1.8 Sistematika Penyajian
Sistematika penulisan dalam penelitian yang berjudul “Analisis Tema dan Fakta Cerita novel Ketanggor dalam Trilogi Kelangan Satang Karya Suparto Brata” ini, disajikan dalam lima bab sebagai berikut. Bab I berisi pendahuluan yang meliputi latar belakang, rumusan masalah, tujuan penelitian, manfaat penelitian, tinjauan pustaka, landasan teori, metode penelitian, dan sistematika penyajian. Bab II berisi sinopsis novel Ketanggor.

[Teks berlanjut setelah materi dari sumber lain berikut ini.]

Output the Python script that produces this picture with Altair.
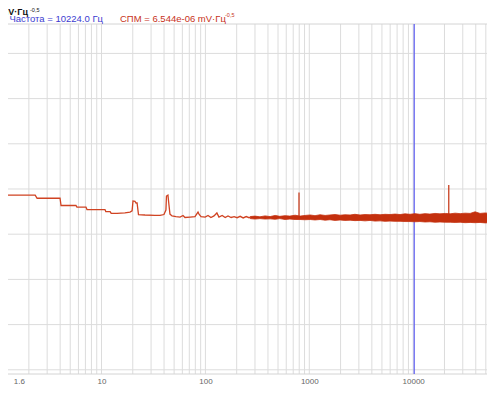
import altair as alt
import pandas as pd

# ---------------- data ----------------
# x axis: frequency, Hz (log); y: spectral density level, dB re 1 mV/Hz^0.5
X_DOMAIN = [1.2593, 51320]
Y_DOMAIN = [-181.86, -26.99]

tick_labels = [1.6, 10, 100, 1000, 10000]
grid_freqs = [m * 10 ** k for k in range(0, 5) for m in range(1, 10)
              if X_DOMAIN[0] <= m * 10 ** k <= X_DOMAIN[1]]
grid_levels = [-40, -60, -80, -100, -120, -140, -160, -180]

cursor_freq = [10224.0]

# low-frequency part of the trace
trace_f = [1.26, 2.30, 2.40, 3.99, 4.08, 5.68, 5.80, 7.09, 7.25, 10.8, 11.0, 12.1,
           12.4, 14.1, 16.8, 18.8, 19.7, 20.1, 21.0, 21.5, 22.0, 22.7, 26.2, 32.7,
           36.6, 39.9, 41.7, 42.2, 43.6, 44.6, 45.6, 47.7, 52.1, 57.0, 60.9, 63.6,
           71.2, 79.4, 84.9, 86.8, 90.8, 99.5, 106, 113, 121, 129, 135, 145, 155,
           165, 177, 189, 202, 216, 231, 247, 263, 270]
trace_db = [-102.7, -102.7, -104.1, -104.1, -107.3, -107.3, -108.0, -108.0, -109.1,
            -109.1, -110.0, -110.0, -110.8, -110.8, -110.6, -110.2, -109.7, -105.3,
            -105.5, -106.2, -106.2, -111.3, -111.5, -111.7, -111.7, -111.3, -109.3,
            -103.1, -102.7, -107.1, -111.1, -111.9, -112.2, -112.4, -111.7, -112.6,
            -112.4, -112.2, -110.2, -111.1, -112.2, -112.4, -111.7, -112.6, -111.9,
            -110.6, -112.4, -111.7, -112.6, -111.9, -112.6, -112.2, -112.7, -112.1,
            -112.8, -112.2, -112.7, -112.5]

# dense noise floor (upper / lower envelope)
band_f = [270, 300, 335, 375, 420, 470, 520, 585, 650, 730,
          815, 910, 1020, 1135, 1270, 1420, 1580, 1770, 1980, 2200,
          2470, 2750, 3080, 3440, 3840, 4290, 4800, 5360, 5980, 6680,
          7470, 8340, 9320, 10400, 11600, 13000, 14500, 16200, 18100, 20300,
          22700, 25300, 28300, 31600, 35300, 39400, 44000, 49200, 55000, 61300]
band_hi = [-112.2, -112.0, -112.3, -111.9, -112.2, -111.7, -112.1, -111.8, -112.0, -111.6,
           -112.0, -111.7, -111.5, -111.8, -111.4, -111.7, -111.5, -111.3, -111.6, -111.4,
           -111.5, -111.2, -111.5, -111.3, -111.4, -111.2, -111.4, -111.2, -111.3, -111.1,
           -111.3, -111.0, -111.2, -110.9, -111.2, -110.9, -111.1, -110.8, -111.0, -110.8,
           -111.0, -110.7, -110.9, -110.7, -110.8, -110.1, -110.8, -110.6, -110.8, -110.6]
band_lo = [-113.1, -113.3, -113.1, -113.3, -113.2, -113.4, -113.1, -113.5, -113.3, -113.5,
           -113.5, -113.6, -113.5, -113.7, -113.5, -113.8, -113.6, -113.9, -113.7, -113.9,
           -113.8, -114.0, -113.9, -114.1, -113.9, -114.2, -114.1, -114.3, -114.2, -114.3,
           -114.3, -114.4, -114.4, -114.5, -114.4, -114.6, -114.5, -114.7, -114.6, -114.7,
           -114.7, -114.8, -114.7, -114.9, -114.8, -114.9, -114.8, -115.0, -114.9, -115.0]

# narrow spectral lines
spike_f = [796, 22000]
spike_base = [-112.8, -113.0]
spike_top = [-101.5, -98.2]

# ---------------- chart ----------------
FONT = "Liberation Sans"
LINE_RED = "#d04322"
BAND_RED = "#c4300e"
GRID = "#dcdcdc"

xs = alt.Scale(type="log", domain=X_DOMAIN, nice=False, zero=False)
ys = alt.Scale(domain=Y_DOMAIN, nice=False, zero=False)

x_axis = alt.Axis(values=tick_labels, grid=False, ticks=False, domain=False,
                  labelFontSize=8, labelColor="#666666", labelFont=FONT,
                  labelPadding=3, title=None, labelExpr="format(datum.value, '~g')")

vgrid = alt.Chart(pd.DataFrame({"f": grid_freqs})).mark_rule(
    color=GRID, strokeWidth=1).encode(x=alt.X("f:Q", scale=xs, axis=x_axis))

hgrid = alt.Chart(pd.DataFrame({"v": grid_levels})).mark_rule(
    color=GRID, strokeWidth=1).encode(y=alt.Y("v:Q", scale=ys, axis=None))

frame = alt.Chart(pd.DataFrame({"v": [Y_DOMAIN[0], Y_DOMAIN[1]]})).mark_rule(
    color="#d4d4d4", strokeWidth=1).encode(y=alt.Y("v:Q", scale=ys, axis=None))

cursor = alt.Chart(pd.DataFrame({"f": cursor_freq})).mark_rule(
    color="#5a5af0", strokeWidth=1.2).encode(x=alt.X("f:Q", scale=xs))

band = alt.Chart(pd.DataFrame({"f": band_f, "hi": band_hi, "lo": band_lo})).mark_area(
    color=BAND_RED, stroke=BAND_RED, strokeWidth=0.8, clip=True).encode(
    x=alt.X("f:Q", scale=xs), y=alt.Y("hi:Q", scale=ys), y2="lo:Q")

trace = alt.Chart(pd.DataFrame({"f": trace_f, "v": trace_db})).mark_line(
    color=LINE_RED, strokeWidth=1.3, clip=True).encode(
    x=alt.X("f:Q", scale=xs), y=alt.Y("v:Q", scale=ys), order="f:Q")

spikes = alt.Chart(pd.DataFrame({"f": spike_f, "b": spike_base, "t": spike_top})).mark_rule(
    color=BAND_RED, strokeWidth=1.2).encode(
    x=alt.X("f:Q", scale=xs), y=alt.Y("t:Q", scale=ys), y2="b:Q")

one = alt.Data(values=[{}])


def label(txt, x, y, size, color, align="left", weight="normal"):
    return alt.Chart(one).mark_text(
        text=txt, align=align, baseline="alphabetic", font=FONT,
        fontSize=size, fontWeight=weight, color=color).encode(
        x=alt.value(x), y=alt.value(y))


texts = [
    label("mV·Гц", 20, -9, 9, "#111111", align="right", weight="bold"),
    label("-0,5", 22, -12, 5.5, "#111111"),
    label("Частота = 10224.0 Гц", 95, -2.5, 9.5, "#3b3bd0", align="right"),
    label("СПМ = 6.544e-06 mV·Гц", 112, -2.5, 9.5, "#c8321a"),
    label("-0,5", 217, -7, 5.5, "#c8321a"),
]

chart = alt.layer(vgrid, hgrid, frame, cursor, band, trace, spikes, *texts).properties(
    width=479, height=350,
    autosize=alt.AutoSizeParams(type="none"),
    padding={"left": 0, "top": 16, "right": 0, "bottom": 18},
    background="white",
).configure_view(stroke=None)

chart.save("out.html", embed_options={"renderer": "svg", "actions": False})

Bab III berisi analisis tema dan fakta cerita yang mencakup alur, tokoh, dan latar dalam novel Ketanggor. Bab IV berisi hubungan antarunsur fakta cerita yang meliputi hubungan antara tema dan alur, hubungan antara tema dan tokoh, hubungan antara tema dan latar, hubungan antara alur dan tokoh, hubungan antara latar dan alur, serta hubungan antara latar dan tokoh. Bab V adalah kesimpulan dari penelitian ini yang merupakan jawaban atas pertanyaan yang diajukan pada bab I.
15
Pedoman yang digunakan untuk penulisan skripsi ini menggunakan buku Pedoman Penulisan Skripsi yang ditulis oleh Tim Penyusun Fakultas Ilmu Budaya Universitas Gadjah Mada tahun 2013. Penulisan kutipan-kutipan yang ada di dalam cerita, disesuaikan dengan pedoman Ejaan Bahasa Jawa yang Disempurnakan yang diterbitkan oleh Balai Penelitian Bahasa Yogyakarta tahun 1991. Keseluruhan penulisan Skripsi ini berdasarkan Ejaan yang sesuai dengan Pedoman Umum Ejaan Bahasa Indonesia yang Disempurnakan yang diterbitkan oleh Balai Pustaka tahun 2005.